NOTE 6 - INCOME TAXES

      Deferred income taxes reflect the net tax effects of temporary differences between the carrying amount of assets and liabilities for financial reporting purposes and for income tax purposes. The Company evaluates the realizability of its deferred income tax assets and a valuation allowance is provided, as necessary. In assessing the need for a valuation allowance, the Company reviews historical and future expected operating results and other factors, including its recent cumulative earnings experience, expectations of future taxable income by taxing jurisdiction and the net operating loss and tax credit carryforward periods available for tax reporting purposes, to determine whether it is more likely than not that deferred tax assets are realizable.

      The Company files income tax returns in the U.S. federal jurisdiction, various U.S. states, Canada and New Zealand. Income tax returns filed for fiscal years 2008 and earlier are not subject to examination by U.S. federal and state tax authorities. Certain income tax returns for fiscal years 2009 through 2013 remain open to examination by U.S. federal and state tax authorities. Income tax returns for fiscal years 2010 through 2013 remain open to examination by tax authorities in Canada. The Company believes that it has made adequate provision for all income tax uncertainties pertaining to these open tax years.

      At May 31, 2013, the Company had a net deferred income tax asset balance of $40 million. The current portion of the deferred tax assets is $6.8 million and the non-current portion is $33.2 million. The net deferred income tax asset balance is comprised of a gross deferred tax asset of $44 million and a valuation allowance of $4 million.

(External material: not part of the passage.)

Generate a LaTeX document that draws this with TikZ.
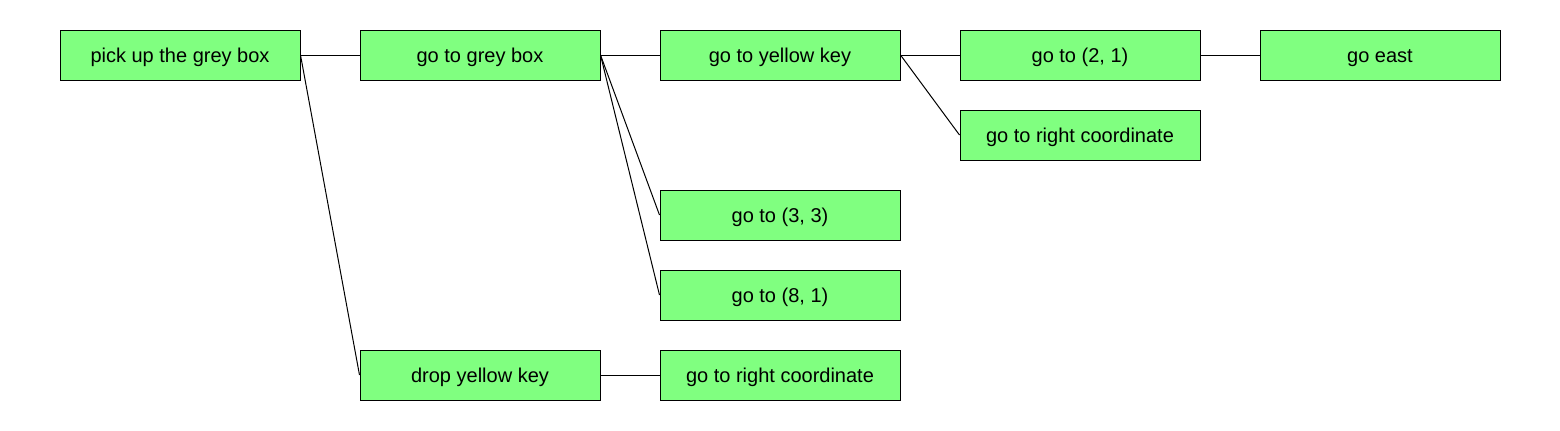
\documentclass[tikz,border=0pt]{standalone}
\usepackage{fontspec}
\setmainfont{Liberation Sans}
\begin{document}
\begin{tikzpicture}[x=0.5pt,y=-0.5pt,
  goal/.style={draw, line width=0.5pt, fill=boxgreen, minimum width=120pt,
    minimum height=25pt, inner sep=0pt, text height=7pt, text depth=0pt,
    font=\fontsize{10}{12}\selectfont},
  link/.style={line width=0.5pt}]
\definecolor{boxgreen}{HTML}{80FF80}
\useasboundingbox (0,0) rectangle (1560,430);

\node[goal] (pick) at (180,55) {pick up the grey box};
\node[goal] (grey) at (480,55) {go to grey box};
\node[goal] (yellow) at (780,55) {go to yellow key};
\node[goal] (two) at (1080,55) {go to (2, 1)};
\node[goal] (east) at (1380,55) {go east};
\node[goal] (right) at (1080,135) {go to right coordinate};
\node[goal] (three) at (780,215) {go to (3, 3)};
\node[goal] (eight) at (780,295) {go to (8, 1)};
\node[goal] (drop) at (480,375) {drop yellow key};
\node[goal] (rightb) at (780,375) {go to right coordinate};

\draw[link] (pick.east) -- (grey.west);
\draw[link] (pick.east) -- (drop.west);
\draw[link] (grey.east) -- (yellow.west);
\draw[link] (grey.east) -- (three.west);
\draw[link] (grey.east) -- (eight.west);
\draw[link] (yellow.east) -- (two.west);
\draw[link] (yellow.east) -- (right.west);
\draw[link] (two.east) -- (east.west);
\draw[link] (drop.east) -- (rightb.west);
\end{tikzpicture}
\end{document}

      The effective income tax rate was 37.8% and 0.2% in the three months ended May 31, 2013 and 2012, respectively. The lower effective tax rate in 2012 was attributable primarily to the fact that during the three months ended May 31, 2012 the income tax provision was offset by a reduction of the deferred tax asset valuation allowance. In the three months ended May 31, 2013, there was no reduction in the valuation allowance.